#### [EXERCISE AIM]
Set the lines down again exactly, first line through the line that contains "from matplotlib.patches import", with no pictures.

#### [DATASET SECTION]
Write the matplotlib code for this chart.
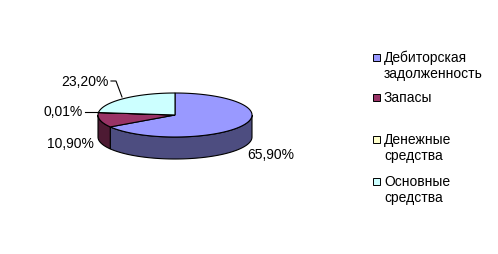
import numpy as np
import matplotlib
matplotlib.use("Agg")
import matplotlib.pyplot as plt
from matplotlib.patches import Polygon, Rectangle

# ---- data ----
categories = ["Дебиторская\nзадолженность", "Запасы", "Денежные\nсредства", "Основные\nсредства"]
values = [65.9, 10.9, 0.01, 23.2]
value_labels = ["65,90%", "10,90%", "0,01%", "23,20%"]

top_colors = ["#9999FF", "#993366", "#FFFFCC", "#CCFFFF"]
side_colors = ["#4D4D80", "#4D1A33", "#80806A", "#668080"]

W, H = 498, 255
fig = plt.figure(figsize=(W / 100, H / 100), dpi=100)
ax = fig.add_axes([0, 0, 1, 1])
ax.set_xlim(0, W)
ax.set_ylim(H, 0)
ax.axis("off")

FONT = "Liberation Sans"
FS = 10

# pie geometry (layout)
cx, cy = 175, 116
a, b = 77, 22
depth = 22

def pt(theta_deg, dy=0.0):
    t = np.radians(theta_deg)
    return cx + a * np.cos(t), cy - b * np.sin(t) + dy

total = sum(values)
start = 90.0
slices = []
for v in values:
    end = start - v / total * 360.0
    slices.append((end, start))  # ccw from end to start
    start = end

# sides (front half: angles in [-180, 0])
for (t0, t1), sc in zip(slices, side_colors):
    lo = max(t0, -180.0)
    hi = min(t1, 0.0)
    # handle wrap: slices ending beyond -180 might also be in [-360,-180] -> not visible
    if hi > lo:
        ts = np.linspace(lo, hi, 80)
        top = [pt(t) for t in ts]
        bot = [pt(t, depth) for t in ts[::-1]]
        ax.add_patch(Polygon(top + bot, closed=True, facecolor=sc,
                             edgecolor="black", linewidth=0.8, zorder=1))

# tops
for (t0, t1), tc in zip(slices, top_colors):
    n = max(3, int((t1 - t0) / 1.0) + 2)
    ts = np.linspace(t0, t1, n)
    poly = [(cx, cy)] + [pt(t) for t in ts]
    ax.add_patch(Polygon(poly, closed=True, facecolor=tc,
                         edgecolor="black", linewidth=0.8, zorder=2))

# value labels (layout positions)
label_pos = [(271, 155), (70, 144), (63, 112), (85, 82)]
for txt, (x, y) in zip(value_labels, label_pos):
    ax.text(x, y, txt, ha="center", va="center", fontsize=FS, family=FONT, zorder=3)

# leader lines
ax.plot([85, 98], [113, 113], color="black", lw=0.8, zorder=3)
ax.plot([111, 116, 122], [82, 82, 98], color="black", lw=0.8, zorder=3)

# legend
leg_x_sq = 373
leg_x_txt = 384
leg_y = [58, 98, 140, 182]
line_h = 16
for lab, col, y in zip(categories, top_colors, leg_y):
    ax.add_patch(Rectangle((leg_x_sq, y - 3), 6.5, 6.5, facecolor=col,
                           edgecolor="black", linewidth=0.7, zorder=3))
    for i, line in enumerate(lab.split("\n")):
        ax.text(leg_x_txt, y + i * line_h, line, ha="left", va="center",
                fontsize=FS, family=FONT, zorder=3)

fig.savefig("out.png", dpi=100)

#### [FINISHED ANSWER]
Write the matplotlib code for this chart.
import numpy as np
import matplotlib
matplotlib.use("Agg")
import matplotlib.pyplot as plt
from matplotlib.patches import Polygon, Rectangle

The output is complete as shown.